Probabilistic Airdrop Mission Planning

Airdrop missions are playing an increasingly important role in military resupply and humanitarian aid delivery. One important tradeoff that is commonly faced in the airdrop community is use of unguided (or ballistic systems) versus guided systems. Guided airdrop systems typically yield significantly smaller impact dispersion and offer a large measure of control over the desired flight path, and are thus attractive in scenarios involving complex terrain or extreme accuracy requirements. At the same time, guided systems are expensive and are typically impractical for large-scale aerial delivery missions involving tens or hundreds of airdrop packages. For this reason, much effort has focused on improving the accuracy of the large number of unguided ballistic parachutes currently in Army inventory through enhanced techniques for calculating the Computed Air Release Point (CARP). The CARP is the location at which a ballistic parachute should be dropped in order to achieve the desired point of impact. The CARP is a function of the wind, air density profile, transient and steady-state parachute dynamics, and the position, heading, altitude, and velocity of the drop aircraft.

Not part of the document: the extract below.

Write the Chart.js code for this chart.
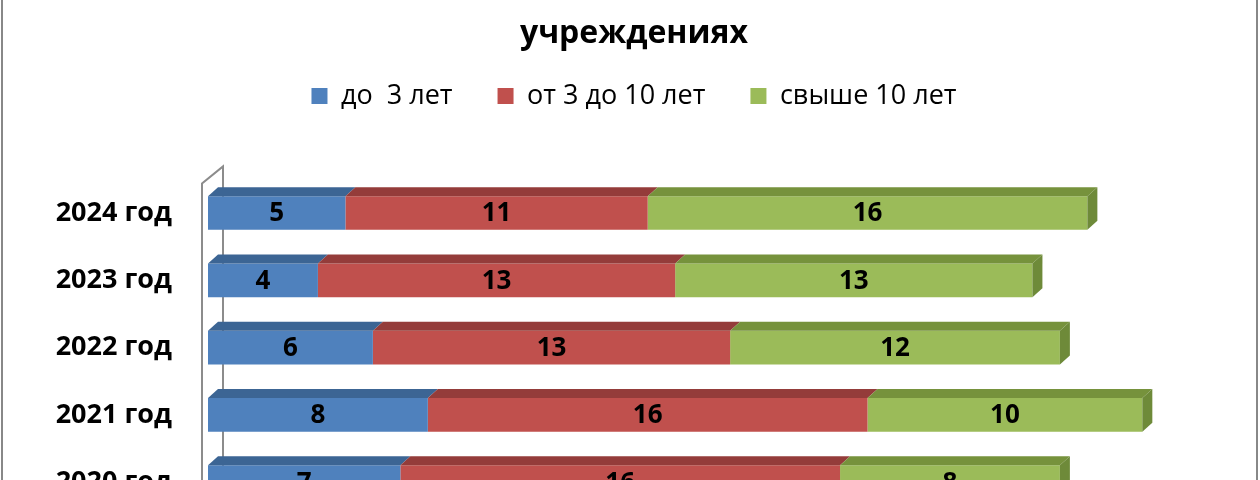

Uncertainty in winds, drop location, air density, payload mass, and parachute drag all contribute to impact dispersion in actual airdrop scenarios. Historically, the CARP has been computed by considering only the mean values of each of these variables and largely ignoring the magnitude of uncertainty associated them. The premise of this work is that the CARP location determined from only a mean-value (or deterministic) analysis is different from the CARP that would be chosen when uncertainty is considered. This work seeks to derive new probabilistic mission planning algorithms that provide the CARP, aircraft flight path, and optimal parachute deployment altitudes conditioned on all sources of uncertainty affecting the airdrop problem. This comprehensive, rigorous probabilistic analysis is expected to yield noticeable improvements in drop accuracy and the ability to shape the impact dispersion pattern in non-trivial ways. Specifically, this work makes use of the Stochastic Liouville Equation (SLE), a specific form of the Fokker-Planck-Kolmogorov equation, for explicit nonlinear uncertainty propagation. A desired impact distribution is defined, and the SLE is used to propagate this probability density backward in time to the airdrop altitude. Knowledge of this time-varying joint probability density is extremely powerful from a mission planning perspective and can be used to optimize the CARP location, aircraft heading, and the altitudes at which the main parachute should deploy. This work is being performed in close collaboration with the US Air Force Research Laboratory in Dayton, OH.

Diagram of PDF Propagation

Diagram of Trajectory Solutions and Selected Joint Probability Densities.

Plot of Propagated Joint Probability Densities

References: B. Klein, J. Rogers, “A Probabilistic Approach to Unguided Airdrop,” AIAA Aerodynamic Decelerator Systems Technology Conference and Exhibit, Daytona Beach, FL, March 29-31, 2015.